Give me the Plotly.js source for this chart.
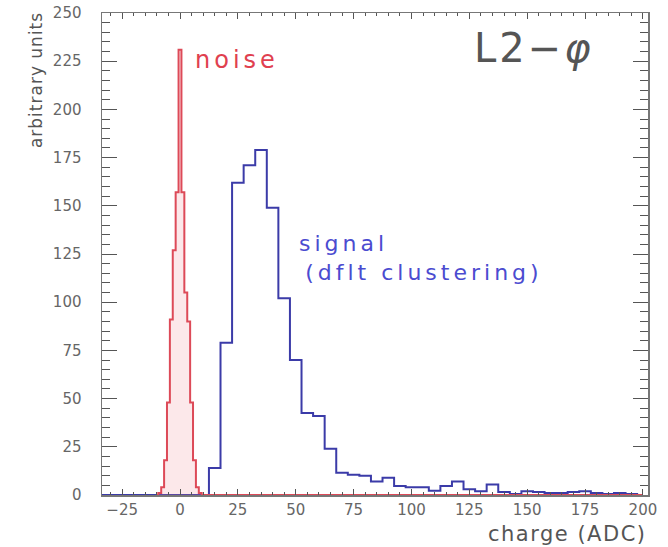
<!DOCTYPE html>
<html>
<head>
<meta charset="utf-8">
<script src="https://cdn.plot.ly/plotly-3.0.1.min.js"></script>
<style>
  html, body { margin: 0; padding: 0; background: #fff; }
  #chart { width: 668px; height: 547px; }
</style>
</head>
<body>
<div id="chart"></div>
<script>
// ---- data ----
// signal histogram (blue), bin centres in ADC, bin width 5
const signalCharge = [-35,-30,-25,-20,-15,-10,-5,0,5,10,15,20,25,30,35,40,45,50,55,60,65,70,75,80,85,90,95,100,105,110,115,120,125,130,135,140,145,150,155,160,165,170,175,180,185,190,195,200];
const signalCounts = [0,0,0,0,0,0,0,0,0,0,14,79,162,171,179,149,102,70,42.5,41,24,11.5,10.5,10,7,9,4.7,4,4,2.2,4.7,7,3,2,5.5,1.5,0.5,2,1.5,1,1,1.5,2,1,0.5,1,0.5,0];

// noise histogram (red), bin centres in ADC, bin width 1.25
const noiseCharge = [-10,-8.75,-7.5,-6.25,-5,-3.75,-2.5,-1.25,0,1.25,2.5,3.75,5,6.25,7.5,8.75,10,200];
const noiseCounts = [0,1,4,18,48,91,127,157,231,157,105,90,48,18,4,1,0,0];

// axis tick labels
const xTickVals = [-25,0,25,50,75,100,125,150,175,200];
const yTickVals = [0,25,50,75,100,125,150,175,200,225,250];

const labelNoise = "noise";
const labelSignal = "signal";
const labelSignal2 = "(dflt clustering)";
const labelTitle = "L2\u2212<i>\u03c6</i>";
const labelX = "charge (ADC)";
const labelY = "arbitrary units";

// ---- traces ----
const signalTrace = {
  type: 'scatter', mode: 'lines',
  x: signalCharge, y: signalCounts,
  line: {shape: 'hvh', color: '#3b3ba8', width: 2},
  hoverinfo: 'skip'
};
const noiseTrace = {
  type: 'scatter', mode: 'lines',
  x: noiseCharge, y: noiseCounts,
  line: {shape: 'hvh', color: '#dd4a58', width: 2},
  fill: 'tozeroy', fillcolor: 'rgba(240,130,140,0.18)',
  hoverinfo: 'skip'
};

const axisCommon = {
  showgrid: false, zeroline: false,
  showline: true, linecolor: '#777', linewidth: 1.5,
  mirror: 'allticks', ticks: 'inside', tickcolor: '#555', tickwidth: 1,
  tickfont: {family: 'DejaVu Sans', size: 15, color: '#666'}
};

const layout = {
  width: 668, height: 547,
  margin: {l: 102, r: 20, t: 13, b: 52},
  paper_bgcolor: '#fff', plot_bgcolor: '#fff',
  showlegend: false,
  font: {family: 'DejaVu Sans'},
  xaxis: Object.assign({}, axisCommon, {
    range: [-33.7, 202.2],
    tickmode: 'array', tickvals: xTickVals,
    ticklen: 6, ticklabelstandoff: 0,
    minor: {tick0: 0, dtick: 5, ticks: 'inside', ticklen: 3, tickcolor: '#555'}
  }),
  yaxis: Object.assign({}, axisCommon, {
    range: [0, 250],
    tickmode: 'array', tickvals: yTickVals,
    ticklen: 15, ticklabelstandoff: 16,
    minor: {tick0: 0, dtick: 5, ticks: 'inside', ticklen: 8, tickcolor: '#555'}
  }),
  annotations: [
    {text: '<span style="letter-spacing:4px">' + labelNoise + '</span>', xref: 'x', yref: 'y', x: 5.6, y: 225.6,
     xanchor: 'left', yanchor: 'middle', showarrow: false,
     font: {family: 'DejaVu Sans', size: 24, color: '#e0404f'}},
    {text: '<span style="letter-spacing:4px">' + labelSignal + '<br>\u200a' + labelSignal2 + '</span>',
     xref: 'x', yref: 'y', x: 50.5, y: 123,
     xanchor: 'left', yanchor: 'middle', align: 'left', showarrow: false,
     font: {family: 'DejaVu Sans', size: 22, color: '#4b4bd0'}},
    {text: '<span style="letter-spacing:3px">' + labelTitle + '</span>', xref: 'x', yref: 'y', x: 126.2, y: 232,
     xanchor: 'left', yanchor: 'middle', showarrow: false,
     font: {family: 'DejaVu Sans', size: 40, color: '#555'}},
    {text: '<span style="letter-spacing:1.5px">' + labelX + '</span>', xref: 'paper', yref: 'paper', x: 0.9945, y: -0.0809,
     xanchor: 'right', yanchor: 'middle', xshift: 4, showarrow: false,
     font: {family: 'DejaVu Sans', size: 21, color: '#555'}},
    {text: '<span style="letter-spacing:1px">' + labelY + '</span>', xref: 'paper', yref: 'paper', x: -0.1209, y: 1.006,
     xanchor: 'center', yanchor: 'top', textangle: -90, showarrow: false,
     font: {family: 'DejaVu Sans', size: 17, color: '#555'}}
  ]
};

Plotly.newPlot('chart', [signalTrace, noiseTrace], layout, {displayModeBar: false, staticPlot: true});
</script>
</body>
</html>
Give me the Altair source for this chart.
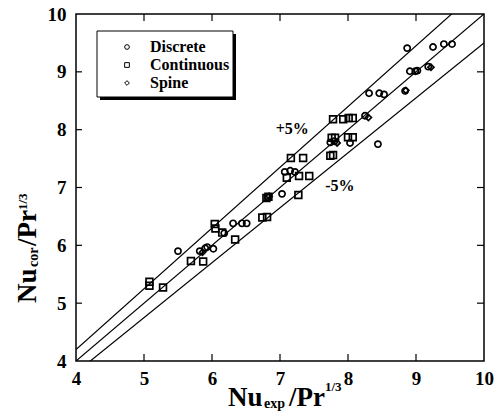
import altair as alt
import pandas as pd

# ---------------- data ----------------
disc_x = [5.50, 5.82, 5.90, 5.93, 6.02, 6.18, 6.31, 6.44, 6.51, 6.82, 7.03,
          7.07, 7.15, 7.22, 7.74, 7.80, 8.03, 8.25, 8.31, 8.46, 8.53, 8.44,
          8.84, 8.87, 8.91, 8.99, 9.02, 9.18, 9.25, 9.41, 9.53]
disc_y = [5.90, 5.90, 5.95, 5.97, 5.94, 6.21, 6.38, 6.38, 6.38, 6.83, 6.89,
          7.27, 7.29, 7.27, 7.78, 7.80, 7.77, 8.24, 8.63, 8.63, 8.61, 7.75,
          8.67, 9.41, 9.01, 9.01, 9.02, 9.09, 9.43, 9.48, 9.48]

cont_x = [5.08, 5.08, 5.28, 5.69, 5.87, 6.04, 6.05, 6.15, 6.34, 6.74, 6.81,
          6.80, 6.83, 7.27, 7.10, 7.28, 7.43, 7.16, 7.34, 7.74, 7.78, 7.76,
          7.81, 8.00, 8.07, 7.78, 7.93, 8.01, 8.07]
cont_y = [5.37, 5.30, 5.27, 5.73, 5.72, 6.37, 6.29, 6.22, 6.10, 6.48, 6.49,
          6.82, 6.84, 6.87, 7.17, 7.20, 7.20, 7.51, 7.51, 7.55, 7.56, 7.86,
          7.86, 7.87, 7.87, 8.18, 8.18, 8.20, 8.20]

spine_x = [5.86, 6.84, 7.84, 8.30, 8.85, 9.22]
spine_y = [5.88, 6.85, 7.77, 8.21, 8.68, 9.08]

line_x = [4.0, 10.0]
line_factor = [1.00, 1.05, 0.95]
tick_vals = [5, 6, 7, 8, 9]
label_vals = [4, 5, 6, 7, 8, 9, 10]

legend_names = ["Discrete", "Continuous", "Spine"]
legend_shapes = ["circle", "square", "diamond"]

FONT = "Liberation Serif"
W, H = 408, 347

# ---------------- tables ----------------
lines_df = pd.DataFrame(
    [{"x": x, "y": x * f, "g": str(f)} for f in line_factor for x in line_x]
)
disc_df = pd.DataFrame({"x": disc_x, "y": disc_y})
cont_df = pd.DataFrame({"x": cont_x, "y": cont_y})
spine_df = pd.DataFrame({"x": spine_x, "y": spine_y})
ticks_df = pd.DataFrame({"v": tick_vals})
one = pd.DataFrame({"a": [0]})

xs = alt.Scale(domain=[4, 10], nice=False, zero=False)
ys = alt.Scale(domain=[4, 10], nice=False, zero=False)

x_axis = alt.Axis(values=label_vals, format="d", ticks=False, domain=False, grid=False,
                  labelFont=FONT, labelFontWeight="bold", labelFontSize=19,
                  labelColor="black", labelPadding=8, labelFlush=False, title=None)
y_axis = alt.Axis(values=label_vals, format="d", ticks=False, domain=False, grid=False,
                  labelFont=FONT, labelFontWeight="bold", labelFontSize=19,
                  labelColor="black", labelPadding=10, labelFlush=False, title=None)

lines = alt.Chart(lines_df).mark_line(color="black", strokeWidth=1.2, clip=True).encode(
    x=alt.X("x:Q", scale=xs, axis=x_axis),
    y=alt.Y("y:Q", scale=ys, axis=y_axis),
    detail="g:N",
)

def pts(df, shape, size):
    return alt.Chart(df).mark_point(shape=shape, filled=False, color="black",
                                    strokeWidth=1.7, size=size, opacity=1).encode(
        x=alt.X("x:Q", scale=xs), y=alt.Y("y:Q", scale=ys))

disc = pts(disc_df, "circle", 38)
cont = pts(cont_df, "square", 46)
spine = pts(spine_df, "diamond", 36)

# inward ticks on all four sides
tb = alt.Chart(ticks_df).mark_rule(color="black", strokeWidth=1.2).encode(
    x=alt.X("v:Q", scale=xs), y=alt.value(H), y2=alt.value(H - 7))
tt = alt.Chart(ticks_df).mark_rule(color="black", strokeWidth=1.2).encode(
    x=alt.X("v:Q", scale=xs), y=alt.value(0), y2=alt.value(7))
tl = alt.Chart(ticks_df).mark_rule(color="black", strokeWidth=1.2).encode(
    y=alt.Y("v:Q", scale=ys), x=alt.value(0), x2=alt.value(6))
tr = alt.Chart(ticks_df).mark_rule(color="black", strokeWidth=1.2).encode(
    y=alt.Y("v:Q", scale=ys), x=alt.value(W), x2=alt.value(W - 7))

# +/-5% labels
pct_df = pd.DataFrame({"x": [7.18, 7.88], "y": [8.01, 7.03], "t": ["+5%", "-5%"]})
pct = alt.Chart(pct_df).mark_text(font=FONT, fontWeight="bold", fontSize=16,
                                  color="black", align="center", baseline="middle").encode(
    x=alt.X("x:Q", scale=xs), y=alt.Y("y:Q", scale=ys), text="t:N")

# legend box with shadow
shadow = alt.Chart(one).mark_rect(color="black").encode(
    x=alt.value(24), x2=alt.value(160), y=alt.value(20), y2=alt.value(86))
box = alt.Chart(one).mark_rect(fill="white", stroke="black", strokeWidth=1).encode(
    x=alt.value(21), x2=alt.value(157), y=alt.value(17), y2=alt.value(83))
leg_y = [33, 51, 69]
leg_layers = []
for name, shape, yy in zip(legend_names, legend_shapes, leg_y):
    leg_layers.append(alt.Chart(one).mark_point(shape=shape, filled=False, color="black",
                                                strokeWidth=1, size=22, opacity=1).encode(
        x=alt.value(51), y=alt.value(yy)))
    leg_layers.append(alt.Chart(one).mark_text(text=name, font=FONT, fontWeight="bold",
                                               fontSize=16, color="black", align="left",
                                               baseline="middle").encode(
        x=alt.value(74), y=alt.value(yy)))

# axis titles built from pieces (sub/superscripts)
def piece(txt, x, y, size, angle=0):
    kw = dict(text=txt, font=FONT, fontWeight="bold", fontSize=size, color="black",
              align="left", baseline="alphabetic")
    if angle:
        kw["angle"] = angle
    return alt.Chart(one).mark_text(**kw).encode(x=alt.value(x), y=alt.value(y))

xt = [piece("Nu", 152, 392, 27), piece("exp", 188, 394, 14),
      piece("/Pr", 213, 392, 27), piece("1/3", 249, 377, 13)]
yt = [piece("Nu", -40, 289, 27, 270), piece("cor", -38, 253, 14, 270),
      piece("/Pr", -40, 232, 27, 270), piece("1/3", -49, 196, 13, 270)]

chart = alt.layer(lines, tb, tt, tl, tr, cont, disc, spine, pct, shadow, box,
                  *leg_layers, *xt, *yt).properties(
    width=W, height=H,
    autosize=alt.AutoSizeParams(type="none"),
    padding={"left": 76, "top": 14, "right": 18, "bottom": 59},
    background="white",
).configure_view(stroke="black", strokeWidth=1.5)

chart.save("out.html", embed_options={"renderer": "svg", "actions": False})
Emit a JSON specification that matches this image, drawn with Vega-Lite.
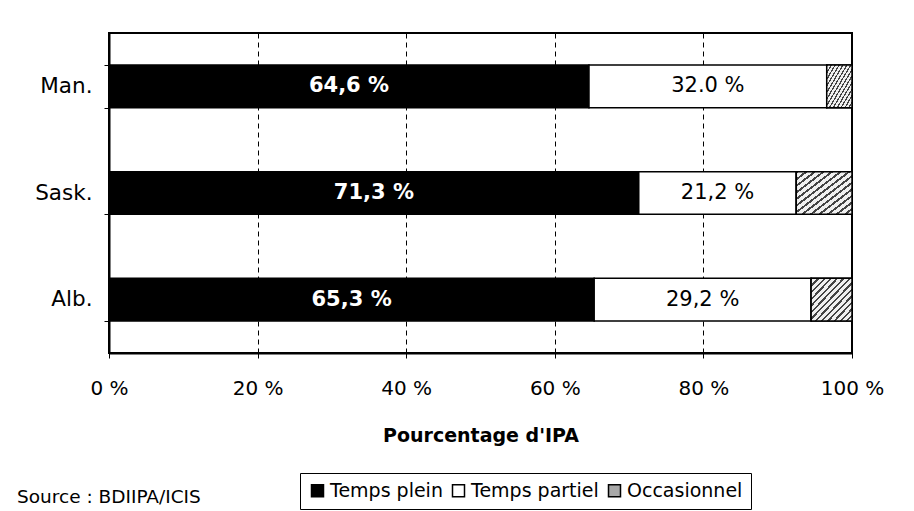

__Objective__: Where a line of the data holds "source", show that line.

__Full answer__:
Give me the Plotly.js source for this chart.
Give me the Altair source for this chart.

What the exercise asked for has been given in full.